[Task]: Will you write out the data exactly, excluding every picture?

[Material provided]:
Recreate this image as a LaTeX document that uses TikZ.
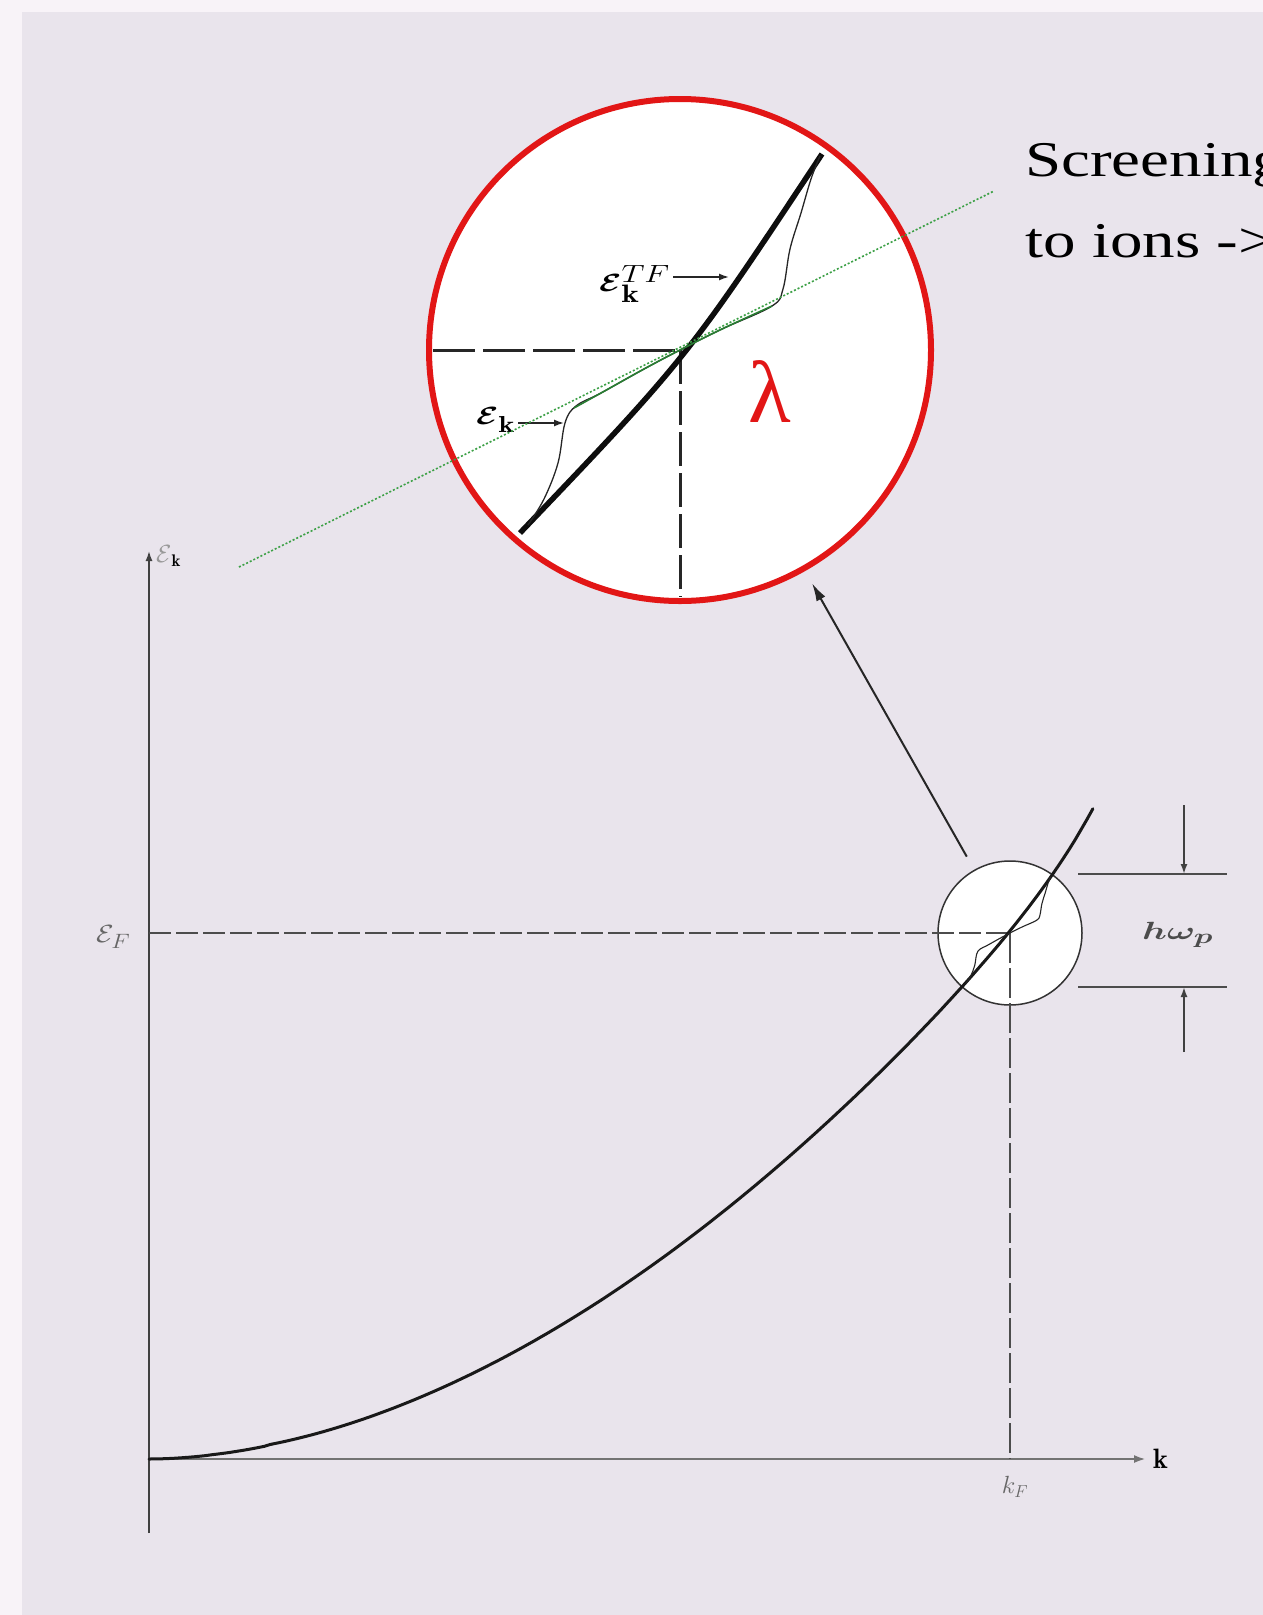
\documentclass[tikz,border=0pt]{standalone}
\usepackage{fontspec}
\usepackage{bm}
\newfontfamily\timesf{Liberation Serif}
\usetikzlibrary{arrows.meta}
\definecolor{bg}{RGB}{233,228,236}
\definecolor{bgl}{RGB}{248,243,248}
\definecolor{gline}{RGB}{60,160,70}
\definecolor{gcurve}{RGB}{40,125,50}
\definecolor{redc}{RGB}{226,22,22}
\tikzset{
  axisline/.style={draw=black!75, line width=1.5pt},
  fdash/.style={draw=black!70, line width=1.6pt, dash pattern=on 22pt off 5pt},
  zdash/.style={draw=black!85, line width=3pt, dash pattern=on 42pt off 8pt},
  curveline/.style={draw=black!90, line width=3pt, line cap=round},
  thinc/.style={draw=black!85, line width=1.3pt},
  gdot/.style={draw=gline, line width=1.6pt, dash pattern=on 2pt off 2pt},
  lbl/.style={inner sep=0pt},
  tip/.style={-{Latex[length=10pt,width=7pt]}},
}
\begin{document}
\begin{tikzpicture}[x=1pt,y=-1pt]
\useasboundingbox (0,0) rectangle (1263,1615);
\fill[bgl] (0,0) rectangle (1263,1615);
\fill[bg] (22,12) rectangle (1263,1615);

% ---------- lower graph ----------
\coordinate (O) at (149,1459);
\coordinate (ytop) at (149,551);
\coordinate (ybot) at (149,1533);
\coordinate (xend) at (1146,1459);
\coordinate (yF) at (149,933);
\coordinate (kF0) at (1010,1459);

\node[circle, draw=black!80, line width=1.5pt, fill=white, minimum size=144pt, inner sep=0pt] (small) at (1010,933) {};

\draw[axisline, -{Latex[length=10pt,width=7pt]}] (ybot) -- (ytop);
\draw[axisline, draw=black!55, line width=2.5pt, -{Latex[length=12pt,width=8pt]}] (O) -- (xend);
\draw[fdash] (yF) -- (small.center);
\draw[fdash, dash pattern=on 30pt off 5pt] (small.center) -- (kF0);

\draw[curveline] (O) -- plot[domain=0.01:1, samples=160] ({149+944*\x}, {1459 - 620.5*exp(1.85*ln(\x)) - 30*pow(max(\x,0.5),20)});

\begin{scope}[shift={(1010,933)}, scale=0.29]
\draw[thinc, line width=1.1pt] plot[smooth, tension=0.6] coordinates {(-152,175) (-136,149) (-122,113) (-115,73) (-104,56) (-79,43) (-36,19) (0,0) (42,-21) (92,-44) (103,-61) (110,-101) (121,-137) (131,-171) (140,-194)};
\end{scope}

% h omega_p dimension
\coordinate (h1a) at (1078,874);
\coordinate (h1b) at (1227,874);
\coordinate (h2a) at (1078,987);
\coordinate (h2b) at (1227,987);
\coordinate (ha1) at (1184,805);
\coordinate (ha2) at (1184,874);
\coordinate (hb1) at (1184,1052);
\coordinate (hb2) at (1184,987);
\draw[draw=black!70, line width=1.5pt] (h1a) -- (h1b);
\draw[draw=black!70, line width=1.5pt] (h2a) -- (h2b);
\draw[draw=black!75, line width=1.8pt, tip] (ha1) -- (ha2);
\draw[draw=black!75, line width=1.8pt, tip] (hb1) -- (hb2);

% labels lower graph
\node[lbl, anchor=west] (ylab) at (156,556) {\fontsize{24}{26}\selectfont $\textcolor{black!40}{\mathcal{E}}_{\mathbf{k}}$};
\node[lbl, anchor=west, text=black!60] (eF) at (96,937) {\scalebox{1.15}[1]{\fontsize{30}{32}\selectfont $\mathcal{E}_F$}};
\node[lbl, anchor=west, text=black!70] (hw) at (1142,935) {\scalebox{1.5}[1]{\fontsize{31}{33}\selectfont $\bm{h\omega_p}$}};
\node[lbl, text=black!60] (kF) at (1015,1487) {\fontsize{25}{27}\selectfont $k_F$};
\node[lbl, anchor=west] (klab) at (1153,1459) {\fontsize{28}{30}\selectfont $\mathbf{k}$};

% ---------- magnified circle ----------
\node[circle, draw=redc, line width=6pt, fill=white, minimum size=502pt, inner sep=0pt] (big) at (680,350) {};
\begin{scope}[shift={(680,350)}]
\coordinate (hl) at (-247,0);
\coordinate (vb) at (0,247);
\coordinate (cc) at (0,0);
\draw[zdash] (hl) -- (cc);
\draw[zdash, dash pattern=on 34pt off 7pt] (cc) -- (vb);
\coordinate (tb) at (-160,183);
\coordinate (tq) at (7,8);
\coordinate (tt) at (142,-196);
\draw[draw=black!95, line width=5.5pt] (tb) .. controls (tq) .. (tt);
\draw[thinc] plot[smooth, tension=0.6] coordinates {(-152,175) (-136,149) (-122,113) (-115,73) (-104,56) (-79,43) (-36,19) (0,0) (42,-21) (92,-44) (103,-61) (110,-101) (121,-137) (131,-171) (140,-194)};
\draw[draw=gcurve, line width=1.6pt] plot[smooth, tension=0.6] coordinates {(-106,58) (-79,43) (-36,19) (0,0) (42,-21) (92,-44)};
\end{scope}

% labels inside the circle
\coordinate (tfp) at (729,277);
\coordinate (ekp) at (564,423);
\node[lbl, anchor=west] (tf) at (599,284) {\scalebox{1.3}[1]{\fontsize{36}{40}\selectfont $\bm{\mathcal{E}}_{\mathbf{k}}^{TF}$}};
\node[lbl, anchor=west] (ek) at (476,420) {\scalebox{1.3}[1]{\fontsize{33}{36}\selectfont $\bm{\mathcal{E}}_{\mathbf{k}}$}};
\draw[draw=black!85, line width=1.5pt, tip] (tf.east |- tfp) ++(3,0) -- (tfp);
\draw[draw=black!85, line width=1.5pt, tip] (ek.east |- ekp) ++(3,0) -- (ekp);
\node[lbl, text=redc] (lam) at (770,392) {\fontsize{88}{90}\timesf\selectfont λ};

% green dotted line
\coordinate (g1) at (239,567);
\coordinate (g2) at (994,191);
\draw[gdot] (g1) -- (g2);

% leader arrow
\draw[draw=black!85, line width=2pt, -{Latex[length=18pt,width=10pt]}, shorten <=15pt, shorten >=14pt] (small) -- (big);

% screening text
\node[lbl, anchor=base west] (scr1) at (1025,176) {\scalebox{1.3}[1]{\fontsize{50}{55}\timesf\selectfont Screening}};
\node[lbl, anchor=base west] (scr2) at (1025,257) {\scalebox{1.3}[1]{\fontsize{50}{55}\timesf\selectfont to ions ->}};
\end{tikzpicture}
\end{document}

[Solution to the exercise]:
Recreate this image as a LaTeX document that uses TikZ.
\documentclass[tikz,border=0pt]{standalone}
\usepackage{fontspec}
\usepackage{bm}
\newfontfamily\timesf{Liberation Serif}
\usetikzlibrary{arrows.meta}
\definecolor{bg}{RGB}{233,228,236}
\definecolor{bgl}{RGB}{248,243,248}
\definecolor{gline}{RGB}{60,160,70}
\definecolor{gcurve}{RGB}{40,125,50}
\definecolor{redc}{RGB}{226,22,22}
\tikzset{
  axisline/.style={draw=black!75, line width=1.5pt},
  fdash/.style={draw=black!70, line width=1.6pt, dash pattern=on 22pt off 5pt},
  zdash/.style={draw=black!85, line width=3pt, dash pattern=on 42pt off 8pt},
  curveline/.style={draw=black!90, line width=3pt, line cap=round},
  thinc/.style={draw=black!85, line width=1.3pt},
  gdot/.style={draw=gline, line width=1.6pt, dash pattern=on 2pt off 2pt},
  lbl/.style={inner sep=0pt},
  tip/.style={-{Latex[length=10pt,width=7pt]}},
}
\begin{document}
\begin{tikzpicture}[x=1pt,y=-1pt]
\useasboundingbox (0,0) rectangle (1263,1615);
\fill[bgl] (0,0) rectangle (1263,1615);
\fill[bg] (22,12) rectangle (1263,1615);

% ---------- lower graph ----------
\coordinate (O) at (149,1459);
\coordinate (ytop) at (149,551);
\coordinate (ybot) at (149,1533);
\coordinate (xend) at (1146,1459);
\coordinate (yF) at (149,933);
\coordinate (kF0) at (1010,1459);

\node[circle, draw=black!80, line width=1.5pt, fill=white, minimum size=144pt, inner sep=0pt] (small) at (1010,933) {};

\draw[axisline, -{Latex[length=10pt,width=7pt]}] (ybot) -- (ytop);
\draw[axisline, draw=black!55, line width=2.5pt, -{Latex[length=12pt,width=8pt]}] (O) -- (xend);
\draw[fdash] (yF) -- (small.center);
\draw[fdash, dash pattern=on 30pt off 5pt] (small.center) -- (kF0);

\draw[curveline] (O) -- plot[domain=0.01:1, samples=160] ({149+944*\x}, {1459 - 620.5*exp(1.85*ln(\x)) - 30*pow(max(\x,0.5),20)});

\begin{scope}[shift={(1010,933)}, scale=0.29]
\draw[thinc, line width=1.1pt] plot[smooth, tension=0.6] coordinates {(-152,175) (-136,149) (-122,113) (-115,73) (-104,56) (-79,43) (-36,19) (0,0) (42,-21) (92,-44) (103,-61) (110,-101) (121,-137) (131,-171) (140,-194)};
\end{scope}

% h omega_p dimension
\coordinate (h1a) at (1078,874);
\coordinate (h1b) at (1227,874);
\coordinate (h2a) at (1078,987);
\coordinate (h2b) at (1227,987);
\coordinate (ha1) at (1184,805);
\coordinate (ha2) at (1184,874);
\coordinate (hb1) at (1184,1052);
\coordinate (hb2) at (1184,987);
\draw[draw=black!70, line width=1.5pt] (h1a) -- (h1b);
\draw[draw=black!70, line width=1.5pt] (h2a) -- (h2b);
\draw[draw=black!75, line width=1.8pt, tip] (ha1) -- (ha2);
\draw[draw=black!75, line width=1.8pt, tip] (hb1) -- (hb2);

% labels lower graph
\node[lbl, anchor=west] (ylab) at (156,556) {\fontsize{24}{26}\selectfont $\textcolor{black!40}{\mathcal{E}}_{\mathbf{k}}$};
\node[lbl, anchor=west, text=black!60] (eF) at (96,937) {\scalebox{1.15}[1]{\fontsize{30}{32}\selectfont $\mathcal{E}_F$}};
\node[lbl, anchor=west, text=black!70] (hw) at (1142,935) {\scalebox{1.5}[1]{\fontsize{31}{33}\selectfont $\bm{h\omega_p}$}};
\node[lbl, text=black!60] (kF) at (1015,1487) {\fontsize{25}{27}\selectfont $k_F$};
\node[lbl, anchor=west] (klab) at (1153,1459) {\fontsize{28}{30}\selectfont $\mathbf{k}$};

% ---------- magnified circle ----------
\node[circle, draw=redc, line width=6pt, fill=white, minimum size=502pt, inner sep=0pt] (big) at (680,350) {};
\begin{scope}[shift={(680,350)}]
\coordinate (hl) at (-247,0);
\coordinate (vb) at (0,247);
\coordinate (cc) at (0,0);
\draw[zdash] (hl) -- (cc);
\draw[zdash, dash pattern=on 34pt off 7pt] (cc) -- (vb);
\coordinate (tb) at (-160,183);
\coordinate (tq) at (7,8);
\coordinate (tt) at (142,-196);
\draw[draw=black!95, line width=5.5pt] (tb) .. controls (tq) .. (tt);
\draw[thinc] plot[smooth, tension=0.6] coordinates {(-152,175) (-136,149) (-122,113) (-115,73) (-104,56) (-79,43) (-36,19) (0,0) (42,-21) (92,-44) (103,-61) (110,-101) (121,-137) (131,-171) (140,-194)};
\draw[draw=gcurve, line width=1.6pt] plot[smooth, tension=0.6] coordinates {(-106,58) (-79,43) (-36,19) (0,0) (42,-21) (92,-44)};
\end{scope}

% labels inside the circle
\coordinate (tfp) at (729,277);
\coordinate (ekp) at (564,423);
\node[lbl, anchor=west] (tf) at (599,284) {\scalebox{1.3}[1]{\fontsize{36}{40}\selectfont $\bm{\mathcal{E}}_{\mathbf{k}}^{TF}$}};
\node[lbl, anchor=west] (ek) at (476,420) {\scalebox{1.3}[1]{\fontsize{33}{36}\selectfont $\bm{\mathcal{E}}_{\mathbf{k}}$}};
\draw[draw=black!85, line width=1.5pt, tip] (tf.east |- tfp) ++(3,0) -- (tfp);
\draw[draw=black!85, line width=1.5pt, tip] (ek.east |- ekp) ++(3,0) -- (ekp);
\node[lbl, text=redc] (lam) at (770,392) {\fontsize{88}{90}\timesf\selectfont λ};

% green dotted line
\coordinate (g1) at (239,567);
\coordinate (g2) at (994,191);
\draw[gdot] (g1) -- (g2);

% leader arrow
\draw[draw=black!85, line width=2pt, -{Latex[length=18pt,width=10pt]}, shorten <=15pt, shorten >=14pt] (small) -- (big);

% screening text
\node[lbl, anchor=base west] (scr1) at (1025,176) {\scalebox{1.3}[1]{\fontsize{50}{55}\timesf\selectfont Screening}};
\node[lbl, anchor=base west] (scr2) at (1025,257) {\scalebox{1.3}[1]{\fontsize{50}{55}\timesf\selectfont to ions ->}};
\end{tikzpicture}
\end{document}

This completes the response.